/ 6 August 2003

Swazi border blockade planned

Pro-democracy activists in Swaziland and the South African trade union federation Cosatu plan to blockade the country’s border with South Africa next week.

The protest, scheduled from Tuesday, was timed to coincide with the four-day Commonwealth Global Smart Partnership summit to be held in the kingdom, Swaziland Solidarity Network spokesperson Bongani Masuku said on Wednesday.

The summit is a Commonwealth initiative aimed at promoting technology. Hosted this year by the Swazi government, it was held in Malaysia in 2002.

Masuku said the planned blockade of border posts was a protest against the continued arrests of political and union leaders in Swaziland, the absence of the rule of law and the abuse of women ”as instruments of satisfying endless royal sexual appetites”.

The blockades, to be staged on the South African side of the border, would be coupled with mass action inside Swaziland.

He did not expect harsh reaction from the South African police ”because they know how to co-operate with people”.

”But from the Swazi police we don’t expect any mercy.”

Cosatu’s Mpumalanga provincial secretary Norman Mokoena said the blockade would be carried out with individual members’ cars, trucks and buses.

”We just want it to be absolutely messy,” he said.

News of the blockade follows renewed controversy over Swazi monarch Mswati III’s multi-million-dollar personal jet. Pressure from critics at home and international donors prompted the king to announce last year he would stop the purchase.

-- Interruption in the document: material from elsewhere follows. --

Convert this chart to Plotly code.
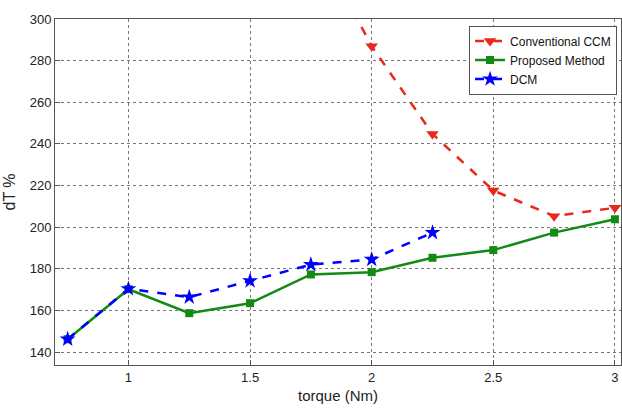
import plotly.graph_objects as go

# Torque operating points (Nm)
torque_ccm = [1.75, 2.0, 2.25, 2.5, 2.75, 3.0]
torque_prop = [0.75, 1.0, 1.25, 1.5, 1.75, 2.0, 2.25, 2.5, 2.75, 3.0]
torque_dcm = [0.75, 1.0, 1.25, 1.5, 1.75, 2.0, 2.25]

# Torque ripple dT (%)
dt_ccm = [342, 286.9, 244.8, 217.6, 205.3, 209.3]
dt_prop = [146.2, 170.2, 158.7, 163.5, 177.3, 178.4, 185.3, 189.0, 197.4, 203.8]
dt_dcm = [146.2, 170.4, 166.4, 174.2, 182.0, 184.5, 197.4]

y_ticks = [140, 160, 180, 200, 220, 240, 260, 280, 300]
x_ticks = [1, 1.5, 2, 2.5, 3]
x_tick_text = ["1", "1.5", "2", "2.5", "3"]

fig = go.Figure()

fig.add_trace(go.Scatter(
    x=torque_ccm, y=dt_ccm, name="Conventional CCM", mode="lines+markers",
    line=dict(color="#e8291c", width=2.5, dash="dash"),
    marker=dict(symbol="triangle-down", size=11, color="#e8291c"),
))
fig.add_trace(go.Scatter(
    x=torque_prop, y=dt_prop, name="Proposed Method", mode="lines+markers",
    line=dict(color="#138a13", width=2.5),
    marker=dict(symbol="square", size=8, color="#138a13"),
))
fig.add_trace(go.Scatter(
    x=torque_dcm, y=dt_dcm, name="DCM", mode="lines+markers",
    line=dict(color="#0000ff", width=2.5, dash="dash"),
    marker=dict(symbol="star", size=12, color="#0000ff"),
))

axis_common = dict(
    showgrid=True, gridcolor="#777777", griddash="dot", gridwidth=1,
    showline=True, linecolor="#555555", linewidth=1, mirror=True,
    ticks="inside", ticklen=5, tickcolor="#555555",
    zeroline=False, automargin=False,
    tickfont=dict(family="Liberation Sans, Arial", size=13, color="#222222"),
)

fig.update_xaxes(
    range=[0.698, 3.025], tickvals=x_ticks, ticktext=x_tick_text,
    title=dict(text="torque (Nm)", standoff=6,
               font=dict(family="Liberation Sans, Arial", size=15, color="#222222")),
    **axis_common,
)
fig.update_yaxes(
    range=[133.8, 300], tickvals=y_ticks,
    title=dict(text="dT %", standoff=10,
               font=dict(family="Liberation Sans, Arial", size=16, color="#222222")),
    **axis_common,
)

fig.update_layout(
    width=622, height=411,
    margin=dict(l=55, r=1, t=19, b=46, autoexpand=False),
    paper_bgcolor="white", plot_bgcolor="white",
    showlegend=True,
    legend=dict(
        x=0.993, y=0.981, xanchor="right", yanchor="top",
        bgcolor="white", bordercolor="#555555", borderwidth=1,
        font=dict(family="Liberation Sans, Arial", size=12, color="#111111"),
        itemwidth=30, tracegroupgap=0,
    ),
)

fig.write_html("out.html")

However German news agency Deutsche Presse Aguntur, quoting a source in Mswati’s office, reported this week that the plane would be used to ferry some heads of state from Johannesburg to attend the summit.

Swaziland’s Attorney General Phesheya Dlamini last month expressed outrage over the ”extremely fraudulent” expenditure of $1-million on a marquee and other material for the summit which could have been obtained for free from the Commonwealth.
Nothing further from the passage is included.